Monday, Nov. 19, 1990

Return of The Swashbuckler

By RICHARD SCHICKEL

CYRANO DE BERGERAC Directed by Jean-Paul Rappeneau

Screenplay by Jean-Paul Rappeneau and Jean-Claude Carriere

Alas, poor Cyrano. For decades he has been little more than a rumor of antique flourishes, known to the mass American audience mainly as the source of Steve Martin's genial little comedy Roxanne. Swordsman and poet, idealist and unrequited lover, born rebel as well as natural nobleman, the hero of Edmond Rostand's great romantic play is not, face it, a figure calculated to inspire a nonromantic age. One does not suppose, for example, that he figures very largely in George Bush's inner life. Or, for that matter, Jesse Jackson's.

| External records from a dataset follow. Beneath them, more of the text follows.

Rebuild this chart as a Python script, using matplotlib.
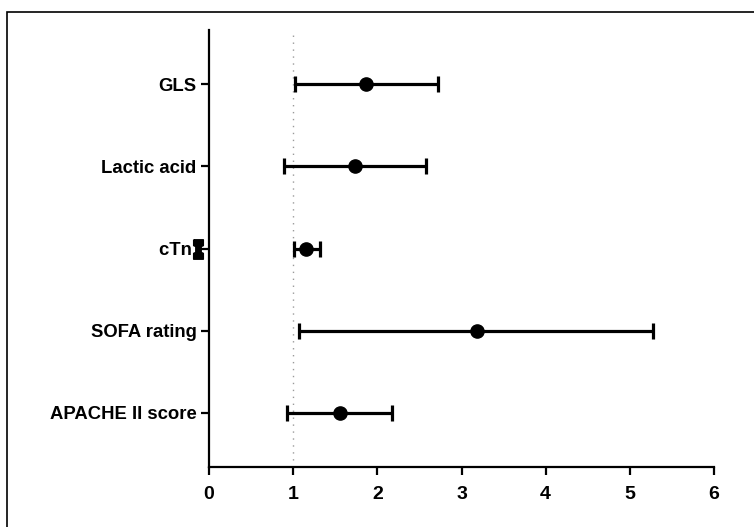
import numpy as np
import matplotlib.pyplot as plt
from matplotlib.patches import Rectangle
from matplotlib.path import Path

# Data (estimate with 95% CI)
labels = ["GLS", "Lactic acid", "cTn", "SOFA rating", "APACHE II score"]
estimate = [1.87, 1.73, 1.15, 3.18, 1.56]
ci_low = [1.02, 0.89, 1.01, 1.07, 0.93]
ci_high = [2.72, 2.58, 1.32, 5.28, 2.18]
x_ticks = [0, 1, 2, 3, 4, 5, 6]

plt.rcParams['font.family'] = ['Liberation Sans', 'DejaVu Sans']

fig = plt.figure(figsize=(7.54, 5.27), dpi=100)
ax = fig.add_axes([209/754, 1 - 467/527, (714 - 209)/754, (467 - 30)/527])

y = np.arange(len(labels))
est = np.array(estimate)
lo = np.array(ci_low)
hi = np.array(ci_high)

# reference line at 1
ax.axvline(1, color='#9a9a9a', linestyle=(0, (1, 4)), linewidth=1, zorder=1)

ax.errorbar(est, y, xerr=[est - lo, hi - est], fmt='o', color='black',
            markersize=9.5, elinewidth=2.3, capsize=6, capthick=2.3, zorder=3)

# small glyph next to the cTn label
hourglass = Path([(-0.5, 1), (0.5, 1), (0.5, 0.4), (0.28, 0.3), (0.28, -0.3),
                  (0.5, -0.4), (0.5, -1), (-0.5, -1), (-0.5, -0.4),
                  (-0.28, -0.3), (-0.28, 0.3), (-0.5, 0.4), (-0.5, 1)])
i = labels.index("cTn")
ax.plot([-0.13], [y[i]], marker=hourglass, markersize=14, color='black',
        linestyle='none', clip_on=False)

ax.set_xlim(0, 6)
ax.set_ylim(len(labels) - 1 + 0.66, -0.66)
ax.set_xticks(x_ticks)
ax.set_yticks(y)
# extra room after "cTn" for the glyph
ax.set_yticklabels([s + " " if s == "cTn" else s for s in labels])

for lab in ax.get_yticklabels():
    lab.set_fontweight('bold')
    lab.set_fontsize(13.3)
for lab in ax.get_xticklabels():
    lab.set_fontweight('bold')
    lab.set_fontsize(14)

ax.spines['top'].set_visible(False)
ax.spines['right'].set_visible(False)
ax.spines['left'].set_linewidth(1.6)
ax.spines['bottom'].set_linewidth(1.6)
ax.tick_params(axis='both', width=1.6, length=6, colors='black')
ax.tick_params(axis='y', pad=3)
ax.tick_params(axis='x', pad=8)

# frame around the figure
fig.patches.append(Rectangle((7/754, -0.05), 1.0, 1.05 - 12/527,
                             transform=fig.transFigure, fill=False,
                             edgecolor='black', linewidth=1.2))

fig.savefig("out.png", dpi=100)
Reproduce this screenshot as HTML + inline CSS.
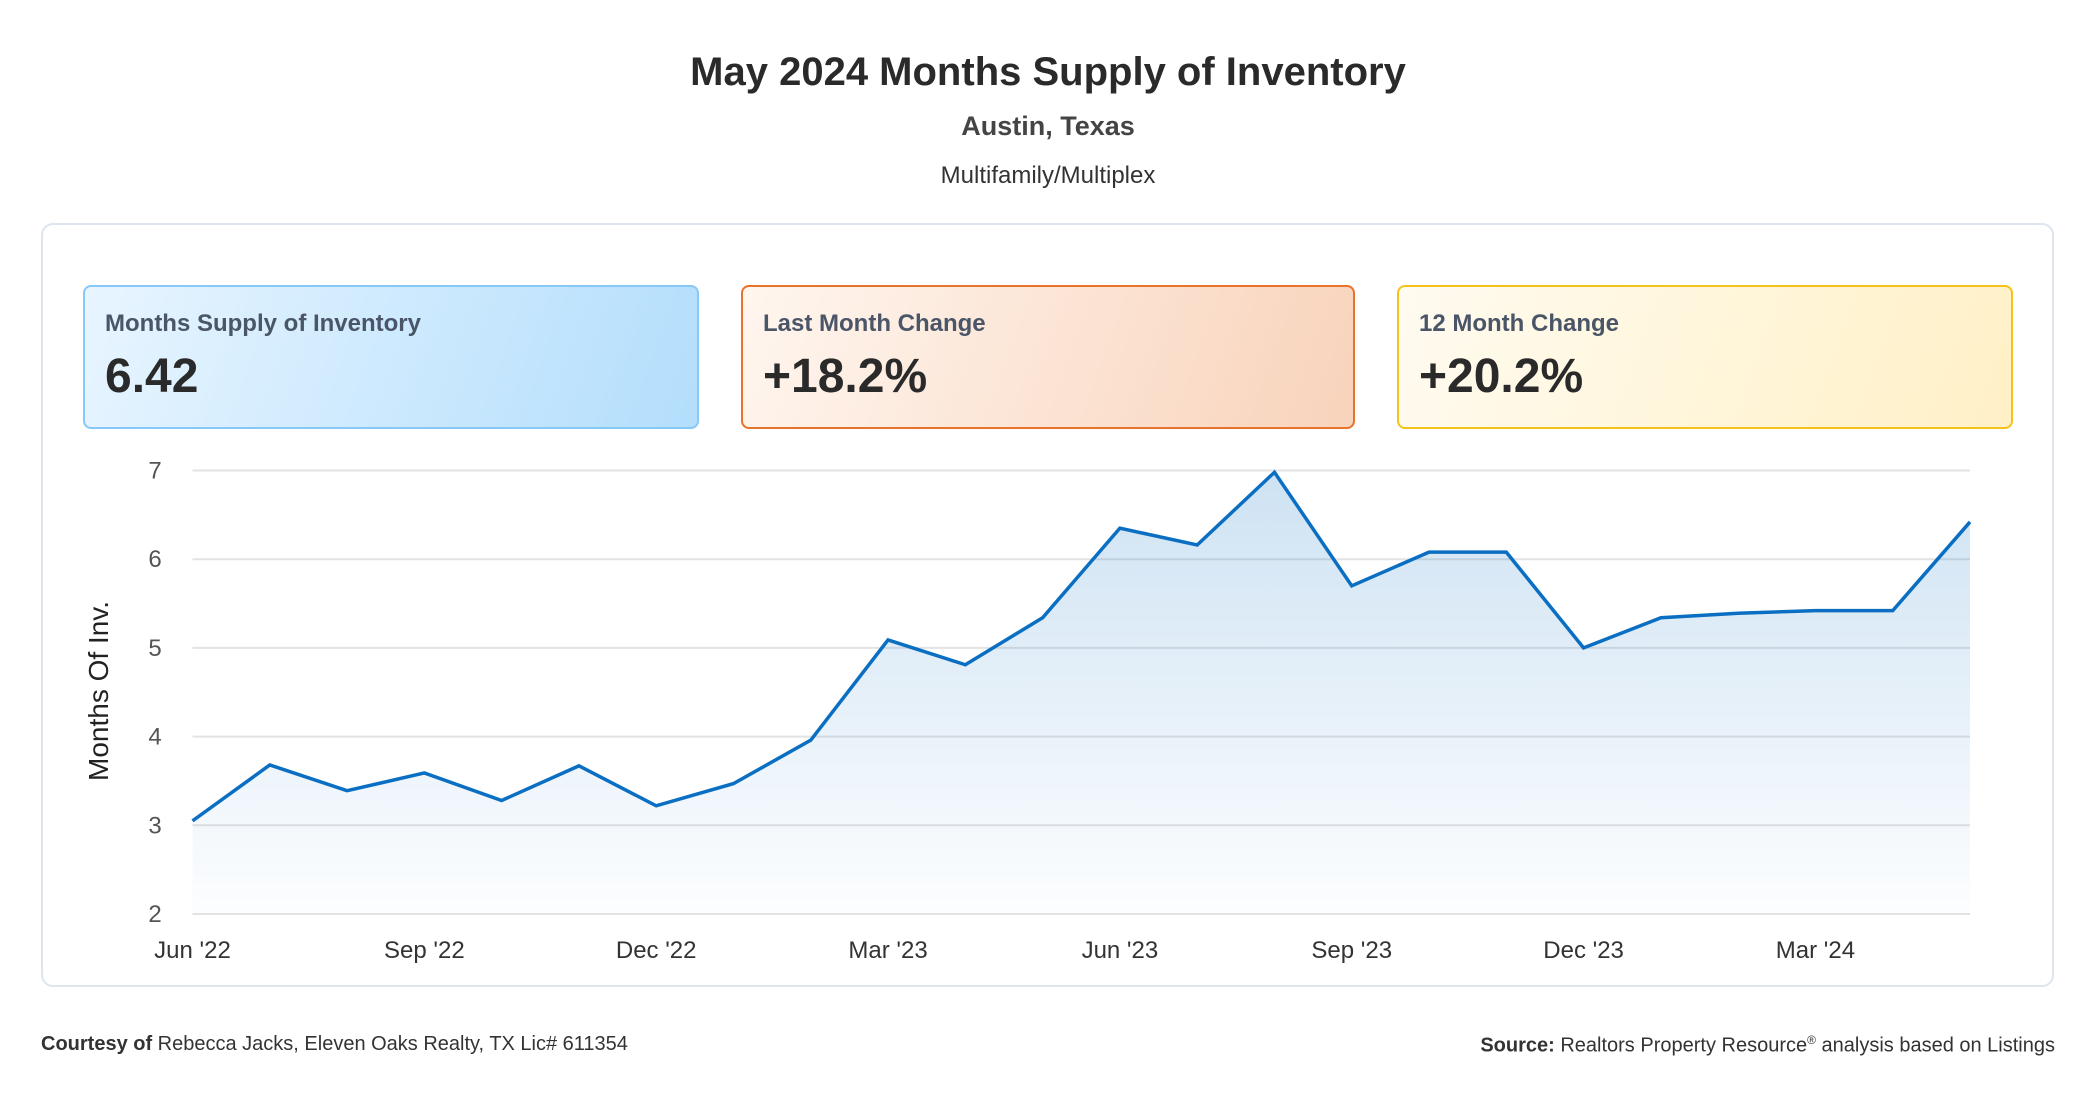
<!DOCTYPE html>
<html><head><meta charset="utf-8"><style>
body{margin:0;width:2096px;height:1100px;background:#fff;font-family:"Liberation Sans",sans-serif;position:relative;overflow:hidden}
.t{position:absolute;left:0;width:2096px;text-align:center}
.panel{position:absolute;left:41px;top:223px;width:2013px;height:764px;border:2px solid #dfe5ec;border-radius:12px;box-sizing:border-box}
.card{position:absolute;top:285px;height:144px;border:2px solid;border-radius:8px;box-sizing:border-box}
.lab{position:absolute;left:20px;top:23px;font-size:24px;font-weight:bold;color:#4a5568}
.val{position:absolute;left:20px;top:62px;font-size:48px;font-weight:bold;color:#2a2a2a}
.foot{position:absolute;top:1033px;font-size:20px;color:#333}
</style></head><body>
<div class="t" style="top:50px;font-size:40px;font-weight:bold;color:#2a2a2a">May 2024 Months Supply of Inventory</div>
<div class="t" style="top:111px;font-size:27px;font-weight:bold;color:#444">Austin, Texas</div>
<div class="t" style="top:162px;font-size:24px;color:#333">Multifamily/Multiplex</div>
<div class="panel"></div>
<div class="card" style="left:83px;width:616px;border-color:#86c8f7;background:linear-gradient(110deg,#e8f5ff,#b3defc)"><div class="lab">Months Supply of Inventory</div><div class="val">6.42</div></div>
<div class="card" style="left:741px;width:614px;border-color:#e8732c;background:linear-gradient(110deg,#fff6ef,#f8d3bb)"><div class="lab">Last Month Change</div><div class="val">+18.2%</div></div>
<div class="card" style="left:1397px;width:616px;border-color:#f5c21b;background:linear-gradient(110deg,#fffbf0,#fff0c6)"><div class="lab">12 Month Change</div><div class="val">+20.2%</div></div>
<svg id="chart" width="2096" height="1100" style="position:absolute;left:0;top:0">
<defs><linearGradient id="g" x1="0" y1="0" x2="0" y2="1"><stop offset="0" stop-color="#0a6fc2" stop-opacity="0.2"/><stop offset="1" stop-color="#0a6fc2" stop-opacity="0.01"/></linearGradient></defs>
<text transform="translate(108,691) rotate(-90)" text-anchor="middle" font-size="28" fill="#222" font-family="Liberation Sans">Months Of Inv.</text>
</svg>
<div class="foot" style="left:41px"><b>Courtesy of</b> Rebecca Jacks, Eleven Oaks Realty, TX Lic# 611354</div>
<div class="foot" style="right:41px"><b>Source:</b> Realtors Property Resource<sup style="font-size:12px">®</sup> analysis based on Listings</div>
<script>
const values=[3.05,3.68,3.39,3.59,3.28,3.67,3.22,3.47,3.96,5.09,4.81,5.34,6.35,6.16,6.98,5.70,6.08,6.08,5.00,5.34,5.39,5.42,5.42,6.42];
const yTicks=[2,3,4,5,6,7];
const xLabels=["Jun '22","Sep '22","Dec '22","Mar '23","Jun '23","Sep '23","Dec '23","Mar '24"];
const xLabelIdx=[0,3,6,9,12,15,18,21];
const svg=document.getElementById('chart');const NS='http://www.w3.org/2000/svg';
const X0=192.5,X1=1970,Y0=914,Y1=470.5;
const x=i=>X0+i*(X1-X0)/(values.length-1);
const y=v=>Y0+(v-2)*(Y1-Y0)/5;
function mk(t,a){const e=document.createElementNS(NS,t);for(const k in a)e.setAttribute(k,a[k]);svg.appendChild(e);return e;}
yTicks.forEach(v=>{
 const l=mk('line',{x1:X0,x2:X1,y1:y(v),y2:y(v),stroke:'#e3e3e3','stroke-width':2});
 
 
 const t=mk('text',{x:155,y:y(v)+8,'text-anchor':'middle','font-size':24,fill:'#555','font-family':'Liberation Sans'});
 t.textContent=v;
 
 
});
xLabels.forEach((s,k)=>{
 const t=mk('text',{x:x(xLabelIdx[k]),y:958,'text-anchor':'middle','font-size':24,fill:'#333','font-family':'Liberation Sans'});
 t.textContent=s;
 
 
});
let d=values.map((v,i)=>(i?'L':'M')+x(i)+','+y(v)).join('');
const a=mk('path',{d:d+'L'+x(values.length-1)+','+Y0+'L'+X0+','+Y0+'Z',fill:'url(#g)'});


const p=mk('path',{d:d,fill:'none',stroke:'#0a6fc2','stroke-width':3.5,'stroke-linejoin':'miter'});


</script>
</body></html>
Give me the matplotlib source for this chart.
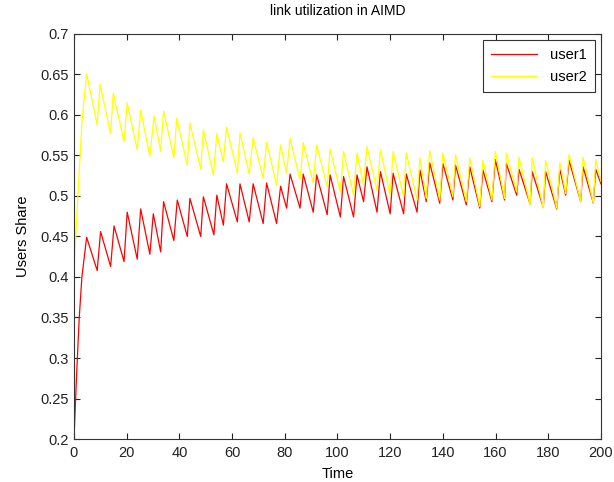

But we have all been the poorer for this. And we are infinitely the richer for his sudden and glorious reincarnation by Gerard Depardieu in Jean-Paul Rappeneau's faithful and generous adaptation of Rostand's work. For the film not only restores this splendid spirit to his rightful place in our consciousness but also redeems a virtually abandoned cinematic tradition.

In their formative years, the movies took over the manner of Rostand's 19th ; century kind of theater, which was melodramatic in construction and spectacular in style, and actually improved on its substance, since film could realistically show splendors that the stage could only suggest. This Cyrano, abustle with action, aflame with rhetoric and spiced with humorous contempt for pompous and hypocritical swells, reminds us of a lost movie genre that, paradoxically, the original Cyrano helped inspire.

This movie also reminds us that there was a lot of its eponymous hero in the swashbuckling screen characters of Douglas Fairbanks, the young John Barrymore and Errol Flynn. All of them improbably and delightfully blended the manners of the cavalier, the morality of the populist and, in those rare moments when they paused for reflection, the mooniness of adolescence.

There is, of course, more to Cyrano than there was to, say, Flynn's Robin Hood or Fairbanks' Zorro. Immortally, he is a man with a hero's moves but not a hero's looks. He is afflicted with a nose that is kindly described as heroic, and unkindly (and more commonly) thought to be simply grotesque -- and hugely comical. It accounts for his hair-trigger temperament. It also accounts for his melancholy, because it prevents him from speaking his love for his cousin Roxane (spunky, winsome Anne Brochet). Until, that is, she becomes enamored of handsome, tongue-tied Christian (Vincent Perez), who employs Cyrano to speak for him in letters, and from the shadows beneath her balcony.

What opportunities for wistful gallantry this presents the actor who plays Cyrano, and how tenderly Depardieu seizes them. His peasant frame is the perfect support for that nose, which seems less a theatrical device, more a natural outgrowth of Cyrano's spirit than it does when puttied on more lissome leading men. Depardieu's Cyrano has a slowness and stubbornness that make one realize how willed his dashing public personality is, how much it is a way of deflecting attention from a self he finds shameful. This imparts a particular poignancy to the final sequence, in which he at last unmasks his yearning soul to Roxane and confronts death not with swirling cape and whirling sword but with a sweet and welcoming comic gravity.

The actor's spirit and the director's are perfectly attuned. Rappeneau's production might be termed a swashbuckler noir -- in love with the play of movement, the play of light and shadow and, above all, the play of language. The wit, care and subtle style of this film are reflected in the fact that for / its English subtitles it uses Anthony Burgess's translation, in which many of the lines gently, uninsistently, rhyme.